The fallout from the massive Equifax data breach continues.
On Friday last week, the beleaguered company announced that its chief information officer and chief security officer were "retiring" with immediate effect.
There has been a huge amount of focus, in the news and on social media, on the fact that Equifax's outgoing CSO Susan Mauldin had a bachelor's degree and a Master of Fine Arts degree in music composition, from the University of Georgia.
The insinuation is that Equifax was negligent in putting someone in charge of security with such a background.
I must admit, I feel very uncomfortable with this line of thinking. Criticise a head of security for making lousy decisions, for not doing their job properly... but not because they know their way around an oboe.
A lot of us in the industry, myself included, have no formal education in computer security. Many of us may have learnt about information technology outside of the classroom, have gained knowledge through experience in the field or through self-study. Education does not end at school.
Further than that, I feel uncomfortable with singling any member of the IT department out for blame when a serious breach like the one which hit Equifax occurs, when we simply don't know the full facts. Sometimes the problem might lie elsewhere - at the board level even, which may not have given the IT team enough resources to ensure that security was being properly maintained.

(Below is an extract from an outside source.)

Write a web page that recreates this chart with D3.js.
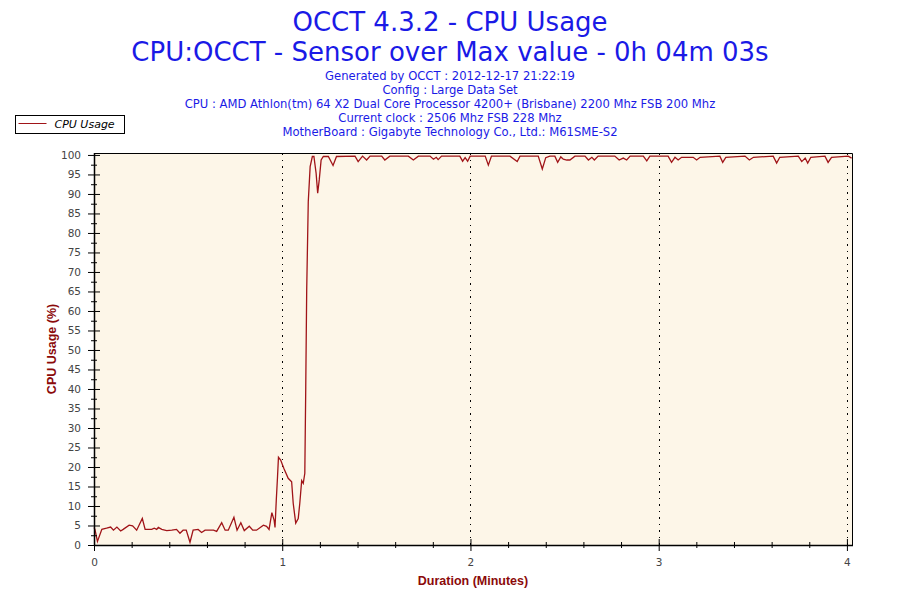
<!DOCTYPE html>
<html>
<head>
<meta charset="utf-8">
<script src="https://cdn.jsdelivr.net/npm/d3@7"></script>
<style>
  body { margin: 0; background: #fff; }
  svg { font-family: "DejaVu Sans", Verdana, sans-serif; }
</style>
</head>
<body>
<div id="app"></div>
<script>
// Sensor samples: seconds since start and CPU usage in %
const seconds = [
  0, 0.3, 1.1, 2.5, 4, 5.3, 6.2, 7.3, 8.5, 9.3, 11.2, 12.3, 13.6, 15.4, 16.3,
  18.4, 19.2, 20.0, 20.5, 21.6, 23.2, 24.8, 26.3, 27.4, 28.4, 29.4, 30.6, 31.6,
  33.2, 34.3, 35.4, 38.1, 39.1, 40.7, 41.8, 42.8, 44.6, 45.6, 46.8, 47.9, 49.5,
  50.6, 51.8, 54.0, 55.0, 55.8, 56.7, 57.4, 57.7, 58.1, 58.5, 58.8, 59.5, 60.5,
  61.9, 63.0, 63.5, 64.3, 65.1, 65.6, 66.2, 66.7, 67.2, 67.5, 67.8, 68.3, 68.9,
  69.6, 70.1, 70.8, 71.3, 71.8, 72.4, 73.1, 74.7, 76.2, 77.3, 83.2, 84.2, 85.6,
  86.9, 88.0, 91.7, 92.7, 94.3, 100.2, 101.8, 103.4, 107.1, 108.2, 109.1, 109.7,
  110.8, 116.6, 117.5, 118.3, 119.1, 119.9, 124.7, 125.7, 126.7, 132.6, 134.9,
  135.8, 141.6, 142.9, 144.0, 145.3, 146.9, 147.8, 148.8, 149.6, 150.7, 151.7,
  153.3, 156.5, 157.6, 158.7, 159.5, 160.7, 166.0, 167.4, 168.7, 169.8, 170.9,
  175.1, 176.2, 177.2, 183.0, 184.1, 185.2, 186.2, 187.3, 191.0, 192.1, 193.2,
  199.5, 200.4, 201.4, 207.5, 208.9, 210.2, 216.5, 217.6, 218.6, 224.5, 225.6,
  226.7, 227.5, 228.5, 233.0, 234.0, 235.1, 240.4, 241.5
];
const cpuUsage = [
  4.5, 4.0, 0.9, 4.0, 4.3, 4.6, 3.8, 4.6, 3.6, 4.0, 5.1, 4.9, 3.8, 6.8, 4.0,
  4.0, 4.3, 4.0, 4.5, 4.0, 3.7, 3.8, 4.0, 3.0, 3.8, 3.8, 0.7, 3.8,
  4.0, 3.2, 3.8, 3.8, 3.5, 5.7, 3.8, 3.8, 7.1, 3.8, 5.7, 3.7, 4.8,
  3.8, 3.8, 5.1, 4.8, 4.0, 8.3, 6.4, 4.5, 11.4, 17.5, 22.5, 21.8, 19.7,
  17.1, 16.2, 10.7, 5.6, 6.8, 10.7, 16.5, 15.8, 18.4, 40.6, 65.4, 88.0, 97.0,
  99.6, 99.6, 95.3, 90.2, 93.6, 98.7, 99.6, 99.6, 97.3, 99.6, 99.7, 98.3, 99.7,
  98.7, 99.7, 99.7, 98.7, 99.7, 99.7, 98.7, 99.7, 99.7, 98.9, 99.4, 98.8,
  99.7, 99.7, 98.4, 99.3, 98.4, 99.7, 99.7, 97.4, 99.7, 99.7, 98.3,
  99.7, 99.7, 96.4, 99.3, 99.7, 99.7, 98.1, 99.5, 98.9, 98.7, 98.7,
  99.7, 99.7, 98.7, 99.4, 98.7, 99.7, 99.7, 98.7, 99.2, 98.7, 99.7,
  99.7, 98.5, 99.7, 99.7, 98.1, 99.4, 98.7, 99.4, 99.4, 98.7, 99.4,
  99.7, 98.1, 99.4, 99.7, 98.7, 99.4, 99.7, 97.9, 99.4, 99.7, 98.3,
  99.2, 97.9, 99.4, 99.7, 98.1, 99.4, 99.7, 99.2
];
const xTicks = [0, 1, 2, 3, 4];
const yTicks = [0, 5, 10, 15, 20, 25, 30, 35, 40, 45, 50, 55, 60, 65, 70, 75, 80, 85, 90, 95, 100];
const subtitles = [
  "Generated by OCCT : 2012-12-17 21:22:19",
  "Config : Large Data Set",
  "CPU : AMD Athlon(tm) 64 X2 Dual Core Processor 4200+ (Brisbane) 2200 Mhz FSB 200 Mhz",
  "Current clock : 2506 Mhz FSB 228 Mhz",
  "MotherBoard : Gigabyte Technology Co., Ltd.: M61SME-S2"
];

const width = 900;
const height = 600;
const plot = { left: 94, right: 852, top: 153, bottom: 545 };
const lineColor = "#a01418";
const titleColor = "#1a1ae6";
const labelColor = "#8b0a0a";

const data = seconds.map((s, i) => ({ t: s / 60, v: cpuUsage[i] }));

const xScale = d3.scaleLinear().domain([0, 4.027]).range([plot.left, plot.right]);
const yScale = d3.scaleLinear().domain([0, 100.5]).range([plot.bottom, plot.top]);

const svg = d3.select("#app")
  .append("svg")
  .attr("width", width)
  .attr("height", height);

// Titles
svg.append("text")
  .attr("x", 450).attr("y", 31)
  .attr("text-anchor", "middle")
  .attr("font-size", 26)
  .attr("fill", titleColor)
  .text("OCCT 4.3.2 - CPU Usage");

svg.append("text")
  .attr("x", 450).attr("y", 61)
  .attr("text-anchor", "middle")
  .attr("font-size", 26)
  .attr("fill", titleColor)
  .text("CPU:OCCT - Sensor over Max value - 0h 04m 03s");

svg.selectAll(".subtitle")
  .data(subtitles)
  .enter()
  .append("text")
  .attr("class", "subtitle")
  .attr("x", 450)
  .attr("y", (d, i) => 80 + i * 14)
  .attr("text-anchor", "middle")
  .attr("font-size", 11.6)
  .attr("fill", titleColor)
  .text((d) => d);

// Plot background
svg.append("rect")
  .attr("x", plot.left).attr("y", plot.top)
  .attr("width", plot.right - plot.left)
  .attr("height", plot.bottom - plot.top)
  .attr("fill", "#fdf6e8");

// Dotted vertical grid lines at each minute
svg.selectAll(".grid")
  .data(xTicks.filter((d) => d > 0))
  .enter()
  .append("line")
  .attr("class", "grid")
  .attr("x1", (d) => Math.round(xScale(d)) + 0.5)
  .attr("x2", (d) => Math.round(xScale(d)) + 0.5)
  .attr("y1", plot.top)
  .attr("y2", plot.bottom)
  .attr("stroke", "#000")
  .attr("stroke-width", 1)
  .attr("shape-rendering", "crispEdges")
  .attr("stroke-dasharray", "1.5,5");

// Data line
const line = d3.line()
  .x((d) => xScale(d.t))
  .y((d) => yScale(d.v));

svg.append("path")
  .datum(data)
  .attr("d", line)
  .attr("fill", "none")
  .attr("stroke", lineColor)
  .attr("stroke-width", 1.3);

// Frame (top and right)
svg.append("path")
  .attr("d", `M${plot.left},${plot.top + 0.5}H${plot.right + 0.5}V${plot.bottom}`)
  .attr("fill", "none")
  .attr("stroke", "#000")
  .attr("stroke-width", 1);

// Axes
const yAxis = d3.axisLeft(yScale)
  .tickValues(yTicks)
  .tickSize(6)
  .tickPadding(7);
const yMinor = d3.axisLeft(yScale)
  .tickValues(yTicks.slice(0, -1).map((d) => d + 2.5))
  .tickSize(3)
  .tickFormat("");

const xAxis = d3.axisBottom(xScale)
  .tickValues(xTicks)
  .tickSize(6)
  .tickPadding(8)
  .tickFormat(d3.format("d"));
const xMinor = d3.axisBottom(xScale)
  .tickValues(d3.range(1, 20).filter((d) => d % 5 !== 0).map((d) => d / 5))
  .tickSize(3)
  .tickFormat("");

function styleAxis(g) {
  g.select(".domain").remove();
  g.selectAll("line").attr("stroke", "#000");
  g.selectAll("text")
    .attr("fill", "#444")
    .attr("font-size", 10.5)
    .attr("font-family", "Tahoma, 'DejaVu Sans', sans-serif");
}

const yg = svg.append("g").attr("transform", `translate(${plot.left},0)`).call(yAxis).call(styleAxis);
yg.selectAll(".tick line").attr("x1", 6);
const ym = svg.append("g").attr("transform", `translate(${plot.left},0)`).call(yMinor).call(styleAxis);
ym.selectAll(".tick line").attr("x1", 3);

const xg = svg.append("g").attr("transform", `translate(0,${plot.bottom})`).call(xAxis).call(styleAxis);
xg.selectAll(".tick line").attr("y1", -6);
const xm = svg.append("g").attr("transform", `translate(0,${plot.bottom})`).call(xMinor).call(styleAxis);
xm.selectAll(".tick line").attr("y1", -3);

// Axis lines
svg.append("line")
  .attr("x1", plot.left + 0.5).attr("x2", plot.left + 0.5)
  .attr("y1", plot.top).attr("y2", plot.bottom + 0.5)
  .attr("stroke", "#000").attr("stroke-width", 1.5);
svg.append("line")
  .attr("x1", plot.left).attr("x2", plot.right + 1)
  .attr("y1", plot.bottom + 0.5).attr("y2", plot.bottom + 0.5)
  .attr("stroke", "#000").attr("stroke-width", 1.5);

// Axis titles
svg.append("text")
  .attr("transform", `translate(56,${(plot.top + plot.bottom) / 2}) rotate(-90)`)
  .attr("text-anchor", "middle")
  .attr("font-family", "'Liberation Sans', Arial, sans-serif")
  .attr("font-size", 12.5)
  .attr("font-weight", "bold")
  .attr("fill", labelColor)
  .text("CPU Usage (%)");

svg.append("text")
  .attr("x", 473).attr("y", 585)
  .attr("text-anchor", "middle")
  .attr("font-family", "'Liberation Sans', Arial, sans-serif")
  .attr("font-size", 12.5)
  .attr("font-weight", "bold")
  .attr("fill", labelColor)
  .text("Duration (Minutes)");

// Legend
const legend = svg.append("g").attr("transform", "translate(15.5,115.5)");
legend.append("rect")
  .attr("width", 109).attr("height", 18)
  .attr("fill", "#fff").attr("stroke", "#000");
legend.append("line")
  .attr("x1", 3).attr("x2", 31).attr("y1", 8).attr("y2", 8)
  .attr("stroke", lineColor);
legend.append("text")
  .attr("x", 39).attr("y", 12.5)
  .attr("font-size", 11)
  .attr("font-style", "italic")
  .attr("fill", "#000")
  .text("CPU Usage");
</script>
</body>
</html>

Shoot me if you like, but I can't help but think that the vitriol being poured on Equifax's former CISO wouldn't be quite so intense if she had been male.
Equifax retire bitch https://t.co/bVtjgqxgcp
— Adam Sigel (@adamsigel) September 15, 2017
— badmem_x86 (@badmem_x86) September 9, 2017
Interesting how everyone's questioning Equifax ex-CSO Susan Mauldin's music degree, while Uber ex-CEO Travis Kalanick dropped out of UCLA.
— John Feminella (@jxxf) September 16, 2017
One thing is clearer now, however, and that is just how the hackers managed to break into Equifax's systems.
Equifax says that the attacker breached its online dispute web portal through a vulnerability in Apache Struts (CVE-2017-5638), enabling unauthorised access to files containing personal information from May 13 through to July 30 2017.
That is obviously an embarrassing revelation for Equifax, as that particular vulnerability was identified and disclosed by US CERT in early March 2017. Equifax admits that it knew about the vulnerability at that time, but for some reason appears to have failed to patch its vulnerable systems.
Of course, the public was only made aware that Equifax had suffered a massive breach on September 7. Many people are probably still completely oblivious that personal information such as social security numbers, dates of birth, names and email addresses have fallen into the hands of online criminals.